Fig. 6. The DIP for six experiments from participating models. The time is shown to 1000 years to highlight variation after the step change at 100 years. (a–c): For all models in steady state (t = 0–100 years), DIP is smaller when the mean annual temperature is greater, and the step-change temperature increase causes a decrease in DIP. (d–f): DIP is larger when the accumulation rate is higher, and the accumulation-rate increase causes an increase in DIP. The magnitude of the change is larger when the climate perturbation is proportionately larger (e.g. Experiment 4 is a 250% increase in accumulation rate, while Experiment 6 is just a 20% increase). See Section 2.1 and Appendix A for explanation of model legend.

Figure 8

Fig. 7. As in Figure 6, but each model has its initial steady-state value subtracted from the time series to highlight the variation in model-predicted DIP change that results from the climate step change. See Section 2.1 and Appendix A for explanation of model legend.

Figure 9

Fig. 8. The time derivative of the depth-integrated porosity (dDIP/dt) for participating models in the six experiments. (a–c): Experiments 1–3, step increase in temperature. (d–f): Experiments 4–6, step increase in accumulation rate.

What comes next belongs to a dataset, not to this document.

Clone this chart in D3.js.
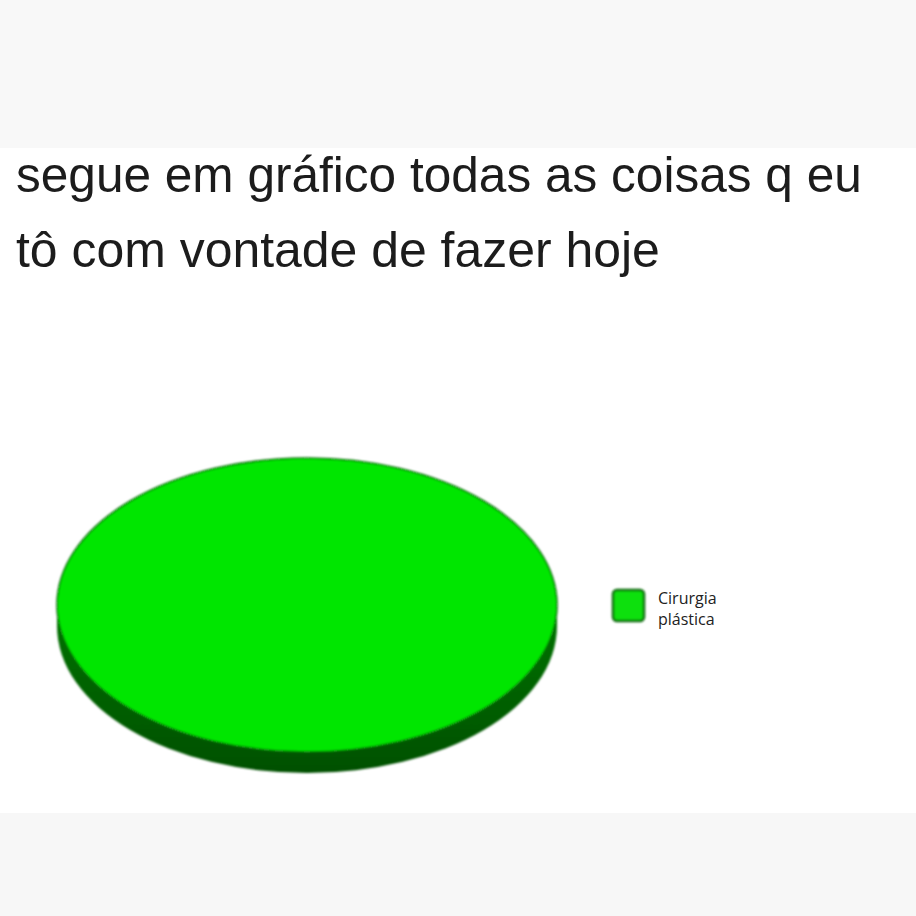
<!DOCTYPE html>
<html><head><meta charset="utf-8">
<script src="https://cdn.jsdelivr.net/npm/d3@7"></script>
<style>html,body{margin:0;padding:0;background:#fff;}svg{display:block;}</style>
</head><body>
<script>
const titleLines = ["segue em gráfico todas as coisas q eu", "tô com vontade de fazer hoje"];
const categories = ["Cirurgia plástica"];
const values = [100];
const legendLines = ["Cirurgia", "plástica"];

(function () {
const W = 916, H = 916;
const svg = d3.select("body").append("svg").attr("width", W).attr("height", H);

svg.append("rect").attr("width", W).attr("height", 148).attr("fill", "#f8f8f8");
svg.append("rect").attr("y", 148).attr("width", W).attr("height", 665).attr("fill", "#ffffff");
svg.append("rect").attr("y", 813).attr("width", W).attr("height", 103).attr("fill", "#f7f7f7");

const defs = svg.append("defs");
const sideGrad = defs.append("linearGradient").attr("id", "side").attr("x1", 0).attr("x2", 0).attr("y1", 0).attr("y2", 1);
sideGrad.append("stop").attr("offset", "0%").attr("stop-color", "#009000");
sideGrad.append("stop").attr("offset", "100%").attr("stop-color", "#005000");
const blur = defs.append("filter").attr("id", "soft").attr("x", "-10%").attr("y", "-10%").attr("width", "120%").attr("height", "120%");
blur.append("feGaussianBlur").attr("stdDeviation", 1.2);

// title
const titleTargets = [846, 644];
const tg = svg.append("g");
titleLines.forEach((t, i) => {
  const txt = tg.append("text").attr("x", 16).attr("y", [192, 267][i])
    .attr("font-family", "Liberation Sans, Arial, sans-serif").attr("font-size", 40)
    .attr("fill", "#1c1c1c").text(t);
  const len = txt.node().getComputedTextLength();
  txt.attr("font-size", 40 * titleTargets[i] / len);
});

// pie
const cx = 307, cy = 605, R = 250, ry = 147, depth = 21;
const pieData = d3.pie().sort(null)(values);
const arc = d3.arc().innerRadius(0).outerRadius(R);
const pg = svg.append("g").attr("filter", "url(#soft)");

const sideG = pg.append("g").attr("transform", `translate(${cx},${cy + depth}) scale(1,${ry / R})`);
sideG.selectAll("path").data(pieData).join("path").attr("d", arc).attr("fill", "url(#side)");
pg.append("rect").attr("x", cx - R).attr("y", cy).attr("width", 2 * R).attr("height", depth).attr("fill", "#007a00");

const topG = pg.append("g").attr("transform", `translate(${cx},${cy}) scale(1,${ry / R})`);
topG.selectAll("path").data(pieData).join("path").attr("d", arc)
  .attr("fill", "#04e604").attr("stroke", "#0a6e0a").attr("stroke-width", 1.6)
  .attr("vector-effect", "non-scaling-stroke");

// legend
const lg = svg.append("g").attr("transform", "translate(613,590)");
lg.selectAll("rect").data(categories).join("rect")
  .attr("x", 0).attr("y", 0).attr("width", 31).attr("height", 31).attr("rx", 4)
  .attr("fill", "#10e010").attr("stroke", "#0b6a0b").attr("stroke-width", 2.5).attr("filter", "url(#soft)");
lg.selectAll("text.leg").data(legendLines).join("text").attr("class", "leg")
  .attr("x", 45).attr("y", (d, i) => 14 + i * 21)
  .attr("font-family", "Open Sans, Noto Sans, sans-serif")
  .attr("font-size", 16).attr("fill", "#222").text(d => d);
})();
</script>
</body></html>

Most models exhibit monotonic relaxation to the new steady state. Models with additional physics can show more complex adjustment patterns in the initial decades to centuries. In (a–c): see LIG. In (d–f): see ART. See Section 2.1 and Appendix A for explanation of model legend.

Figure 10

Fig. 9. The BCO age of the six experiments for the participating model. (a–c): The BCO age is younger with increased temperature and (d–f) increased accumulation rate. See Section 2.1 and Appendix A for explanation of model legend.

Figure 11

Fig. 10. The BCO depth for the six experiments for participating models. (a–c): The BCO depth decreases with increased temperature and (d–f): increases with increased accumulation rate. See Section 2.1 and Appendix A for explanation of model legend.

Figure 12

Fig. 11. Snow models and firn models both compute the densification of ice/air mixtures, but are calibrated under very different conditions in which different processes can be dominant. Here we compare depth-density profiles from the Essery and others (2013) snow model (ESS, blue) and from the Herron and Langway (1980) model (HLA, red) for the six firn experiments. Dashed curves are initial steady states, and solid curves are final states.